Mary had a close relationship with her daughters, whom she referred to as Mall, Betty, and Sue. Mary helped to prepare them for a potential life at court, frequently taking them to the spa town of Tunbridge to acquaint them with society, and spending the Winter of 1683 in London at the York buildings. In 1685, Mall died of smallpox and shortly thereafter Elizabeth eloped with a local dockworker. Estranged from her family, Elizabeth fell ill, and also died in 1685, seeking her parents' forgiveness before her death. While John was unable to forgive his middle daughter, Mary did, and was greatly affected by the death of two daughters in rapid succession.

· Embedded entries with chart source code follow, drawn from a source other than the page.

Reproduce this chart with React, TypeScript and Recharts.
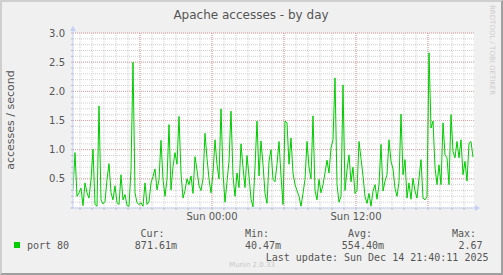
import { LineChart, Line, XAxis, YAxis, CartesianGrid } from 'recharts';

// samples every 10 minutes, hours relative to Sun 00:00 (first sample Sat 12:25)
const START_HOUR = -139 / 12;
const END_HOUR = 262 / 12;
const STEP_HOUR = 1 / 6;

const accesses = [
  0.31, 0.95, 0.2, 0.26, 0.34, 0.04, 0.43, 0.26, 0.17, 0.49,
  1.01, 0.06, 0.03, 1.75, 0.14, 0.07, 0.11, 0.49, 0.76, 0.26,
  0.14, 0.38, 0.09, 0.06, 0.57, 0.14, 0.23, 0.04, 0.03, 0.66,
  2.5, 0.26, 0.09, 0.06, 0.09, 0.03, 0.43, 0.06, 0.11, 0.43,
  0.54, 0.67, 0.31, 0.49, 1.16, 0.49, 0.2, 0.49, 1.43, 0.31,
  0.71, 0.95, 0.75, 1.57, 0.6, 0.17, 0.3, 0.5, 0.4, 0.55,
  0.25, 0.88, 0.65, 0.38, 0.3, 0.5, 1.28, 0.85, 0.5, 0.26,
  0.6, 1.17, 0.75, 0.5, 1.7, 0.6, 0.1, 0.45, 0.8, 1.66,
  0.55, 0.2, 0.6, 0.35, 1.1, 0.7, 0.35, 0.9, 0.55, 0.15,
  0.02, 0.7, 1.49, 0.55, 1.15, 0.75, 0.25, 0.08, 0.8, 1.0,
  0.49, 0.45, 0.75, 1.14, 0.55, 0.06, 1.49, 1.46, 0.75, 1.2,
  0.6, 0.4, 0.3, 0.2, 0.03, 0.25, 0.49, 1.14, 0.7, 0.5,
  1.58, 0.3, 0.14, 0.49, 0.26, 0.4, 0.6, 0.82, 0.6, 1.03,
  1.17, 2.23, 0.4, 0.1, 0.2, 2.11, 0.3, 0.65, 0.91, 0.45,
  0.7, 0.25, 0.3, 1.14, 0.85, 0.55, 0.2, 0.08, 0.25, 0.03,
  0.29, 0.4, 0.15, 0.4, 1.09, 0.29, 0.46, 0.57, 1.17, 0.8,
  0.67, 0.34, 0.2, 0.45, 1.61, 0.57, 0.83, 0.17, 0.43, 0.15,
  0.51, 0.29, 0.17, 0.51, 0.83, 0.17, 0.14, 0.2, 2.66, 1.37,
  1.49, 0.7, 0.4, 0.74, 0.4, 1.46, 0.91, 0.86, 0.4, 1.6,
  0.97, 0.86, 1.14, 0.86, 1.17, 0.57, 0.8, 0.46, 1.11, 1.14,
  0.87,
];

const data = accesses.map((v, i) => ({ t: START_HOUR + i * STEP_HOUR, v }));

const yMinor = Array.from({ length: 31 }, (_, k) => k / 10);
const yMajor = [0.5, 1.0, 1.5, 2.0, 2.5, 3.0];
const hourTicks = Array.from({ length: 33 }, (_, k) => k - 11);
const majorHours = [-6, 0, 6, 12, 18];
const xLabels: Record<number, string> = { 0: 'Sun 00:00', 12: 'Sun 12:00' };

const legendHeaders = ['Cur:', 'Min:', 'Avg:', 'Max:'];
const legendValues = ['871.61m', '40.47m', '554.40m', '2.67'];
const headerRight = [164.5, 269, 372, 476];
const valueRight = [177, 281, 384, 482.5];

const AXIS = '#c6cff5';
const TEXT = '#555555';
const SANS = '"DejaVu Sans", sans-serif';
const MONO = '"DejaVu Sans Mono", monospace';

function YTick({ x, y, payload }: any) {
  const v = payload.value as number;
  if (v <= 0 || Math.round(v * 10) % 5 !== 0) return <g />;
  return (
    <text x={x} y={y} dy="0.355em" textAnchor="end" fontSize={10} fill={TEXT} fontFamily={SANS}>
      {v.toFixed(1)}
    </text>
  );
}

function XTick({ x, y, payload }: any) {
  const label = xLabels[payload.value as number];
  if (!label) return <g />;
  return (
    <text x={x} y={y} dy="0.71em" textAnchor="middle" fontSize={10} fill={TEXT} fontFamily={SANS}>
      {label}
    </text>
  );
}

export default function App() {
  return (
    <div style={{ position: 'fixed', left: 0, top: 0, width: 503, height: 275, background: '#f0f0f0' }}>
      <div
        style={{
          position: 'absolute', inset: 0, boxSizing: 'border-box',
          borderTop: '2px solid #cfcfcf', borderLeft: '2px solid #cfcfcf',
          borderRight: '2px solid #9f9f9f', borderBottom: '2px solid #9f9f9f',
        }}
      />
      <div style={{ position: 'absolute', left: 0, top: 0 }}>
        <LineChart width={503} height={275} data={data} margin={{ top: 33, right: 29, bottom: 0, left: 0 }}>
          <CartesianGrid fill="#ffffff" stroke="#d0d0d0" strokeDasharray="1 1" horizontalValues={yMinor} verticalValues={hourTicks} />
          <CartesianGrid stroke="#eaa0a0" strokeDasharray="1 1" horizontalValues={yMajor} verticalValues={majorHours} />
          <XAxis
            type="number"
            dataKey="t"
            domain={[START_HOUR, END_HOUR]}
            allowDataOverflow
            ticks={hourTicks}
            interval={0}
            tick={<XTick />}
            tickSize={2}
            tickMargin={3}
            tickLine={{ stroke: '#b8b8c8' }}
            axisLine={{ stroke: AXIS }}
            height={67}
          />
          <YAxis
            type="number"
            domain={[0, 3]}
            ticks={yMinor}
            interval={0}
            tick={<YTick />}
            tickSize={2}
            tickMargin={6}
            tickLine={{ stroke: '#b8b8c8' }}
            axisLine={{ stroke: AXIS }}
            width={73}
          />
          <Line type="linear" dataKey="v" stroke="#00cc00" strokeWidth={1} dot={false} isAnimationActive={false} />
        </LineChart>
      </div>
      <svg width={503} height={275} style={{ position: 'absolute', left: 0, top: 0, pointerEvents: 'none' }}>
        <line x1={73} y1={30} x2={73} y2={33} stroke={AXIS} />
        <polygon points="73,26 70,31 76,31" fill={AXIS} />
        <line x1={70} y1={208} x2={73} y2={208} stroke={AXIS} />
        <line x1={474} y1={208} x2={476} y2={208} stroke={AXIS} />
        <polygon points="480,208 475,205 475,211" fill={AXIS} />
        <text x={251} y={18.5} textAnchor="middle" fontSize={12} fill={TEXT} fontFamily={SANS}>
          Apache accesses - by day
        </text>
        <text transform="translate(14,120) rotate(-90)" textAnchor="middle" fontSize={11} fill={TEXT} fontFamily={SANS}>
          accesses / second
        </text>
        <text transform="translate(490,5) rotate(90)" fontSize={7} fill="#cccccc" fontFamily={SANS}>
          RRDTOOL / TOBI OETIKER
        </text>
        <rect x={14} y={242} width={6} height={6} fill="#00cc00" />
        <text x={27} y={248.5} fontSize={10} fill={TEXT} fontFamily={MONO}>port 80</text>
        {legendHeaders.map((h, k) => (
          <text key={h} x={headerRight[k]} y={236.5} textAnchor="end" fontSize={10} fill={TEXT} fontFamily={MONO}>{h}</text>
        ))}
        {legendValues.map((v, k) => (
          <text key={v} x={valueRight[k]} y={248.5} textAnchor="end" fontSize={10} fill={TEXT} fontFamily={MONO}>{v}</text>
        ))}
        <text x={488.5} y={260.5} textAnchor="end" fontSize={10} fill={TEXT} fontFamily={MONO}>
          Last update: Sun Dec 14 21:40:11 2025
        </text>
        <text x={252} y={266.5} textAnchor="middle" fontSize={7} fill="#c8c8c8" fontFamily={SANS}>
          Munin 2.0.33
        </text>
      </svg>
    </div>
  );
}
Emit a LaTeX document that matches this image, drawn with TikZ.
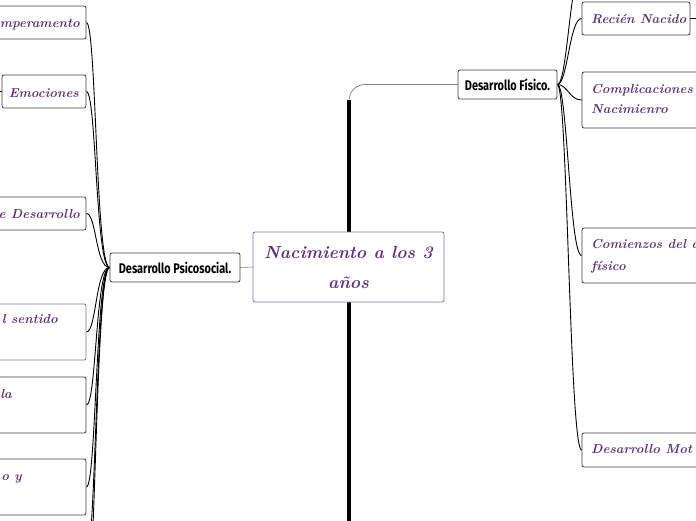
\documentclass[tikz,border=0pt]{standalone}
\usepackage{fontspec}
\newfontfamily\condfont[FakeStretch=0.78]{Fira Sans}
\usetikzlibrary{positioning, backgrounds}
\definecolor{inkpurple}{RGB}{94,52,122}
\definecolor{framepurple}{RGB}{142,108,168}
\definecolor{framegray}{RGB}{60,60,60}

\begin{document}
\begin{tikzpicture}[x=1pt, y=-1pt,
            topic/.style={draw=framegray, fill=white, rounded corners=2pt, line width=0.8pt, inner sep=0pt},
            branch/.style={topic, font=\condfont\bfseries\fontsize{14}{16}\selectfont},
            script/.style={text=inkpurple, font=\bfseries\itshape\fontsize{13}{18}\selectfont, inner sep=0pt},
            link/.style={line width=0.9pt}]

            \useasboundingbox (0,0) rectangle (696,520);

            % Central topic and main branches
            \node[topic, draw=framepurple, minimum width=191pt, minimum height=70pt, align=center,
                  script, font=\bfseries\itshape\fontsize{17.5}{30}\selectfont] (root) at (348.5,267) {Nacimiento a los 3\\años};
            \node[branch, minimum width=130pt, minimum height=29pt] (psico) at (175,267.5) {Desarrollo Psicosocial.};
            \node[branch, minimum width=99pt, minimum height=29pt] (fisico) at (507.5,84.5) {Desarrollo Físico.};

            % Left children (cut by the left edge)
            \node[topic, minimum width=146pt, minimum height=33pt] (temp) at (13,22.5) {};
            \node[topic, minimum width=84pt, minimum height=33pt] (emo) at (44,91.5) {};
            \node[topic, minimum width=146pt, minimum height=33pt] (teor) at (13,213.5) {};
            \node[topic, draw=framepurple, minimum width=146pt, minimum height=56pt] (yo) at (13,332) {};
            \node[topic, minimum width=146pt, minimum height=56pt] (auto) at (13,405) {};
            \node[topic, minimum width=146pt, minimum height=56pt] (otros) at (13,487) {};

            \node[script, anchor=base east] (temptext) at (80,27) {mperamento};
            \node[script, anchor=base east] (emotext) at (79,97) {Emociones};
            \node[script, anchor=base east] (teortext) at (80,218) {e Desarrollo};
            \node[script, anchor=base east] (yotext) at (58,323) {l sentido};
            \node[script, anchor=base east] (autotext) at (12,398) {la};
            \node[script, anchor=base east] (otrostext) at (22,480) {o y};

            % Right children (cut by the right edge)
            \node[topic, minimum width=108pt, minimum height=33pt] (recien) at (636,18.5) {};
            \node[topic, minimum width=198pt, minimum height=56pt] (compl) at (681,100) {};
            \node[topic, minimum width=198pt, minimum height=55pt] (comien) at (681,255.5) {};
            \node[topic, minimum width=198pt, minimum height=34pt] (motor) at (681,450) {};

            \node[script, anchor=base west] (reciente) at (591,23) {Recién Nacido};
            \node[script, anchor=base west, align=left, font=\bfseries\itshape\fontsize{13}{20}\selectfont] (compltext) at (591,113) {Complicaciones d\\Nacimienro};
            \node[script, anchor=base west, align=left, font=\bfseries\itshape\fontsize{13}{22}\selectfont] (comientext) at (591,270) {Comienzos del d\\físico};
            \node[script, anchor=base west] (motortext) at (591,453) {Desarrollo Mot};

            % Ends of connectors outside the frame
            \coordinate (trunkfoot) at (349,540);
            \coordinate (psicoa) at (86,560);
            \coordinate (psicob) at (86,600);
            \coordinate (fisicoa) at (582,-30);
            \coordinate (recienout) at (710,18.5);
            \coordinate (emoout) at (-10,91.5);

            % Connectors behind the boxes
            \begin{scope}[on background layer]
                \draw[gray, line width=0.7pt, rounded corners=16pt] (trunkfoot) |- (fisico.west);
                \draw[line width=4.5pt] (trunkfoot) -- (349,100);
                \draw[gray, line width=0.6pt] (psico.east) -- (root.west);
                \foreach \leaf in {temp, emo, teor, yo, auto, otros, psicoa, psicob}
                    \draw[link] (\leaf.east) .. controls +(10,0) and +(-14,0) .. (psico.west);
                \foreach \leaf in {fisicoa, recien, compl, comien, motor}
                    \draw[link] (fisico.east) .. controls +(10,0) and +(-12,0) .. (\leaf.west);
                \draw[link] (recien.east) -- (recienout);
                \draw[link] (emo.west) -- (emoout);
            \end{scope}
        \end{tikzpicture}
\end{document}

For the remainder of her life, Mary corresponded with her youngest daughter, Susanna, discussing London society, fashion, and more.

Generally Mary and her husband maintained a companionate and affectionate relationship. John described his wife as "the best wife in the world, sweet, and (though not charming) agreeable and as she grew up, pious, loyal & of so just a temper." Their greatest marital struggle stemmed from John's platonic friendship with the young Maid-of-Honour, Margaret Godolphin (née Blague). Mary expressed her discomfort with the close spiritual intimacy of her husband and Margaret, encouraging him to return from Court. However, she also treated Margaret with kindness, and grieved following her untimely death in childbirth.

In turn, Mary retained her own network of social relationships, namely through correspondence. Her skills as a letter-writer were praised, and she wrote particularly often with her children's tutor, Ralph Bohun, her cousin William Glanville, and Samuel and Mary Tuke, among others.

== Later years and death ==

Mary moved with her husband from Sayes Court to the Evelyn family estate at Wotton in 1694. The couple remained interested in the latest news from London through various newsletters and correspondence from family and friends. She died in 1709, three years after her husband and was buried alongside him at Wotton. She was survived by her daughter Susannah and grandson John Evelyn.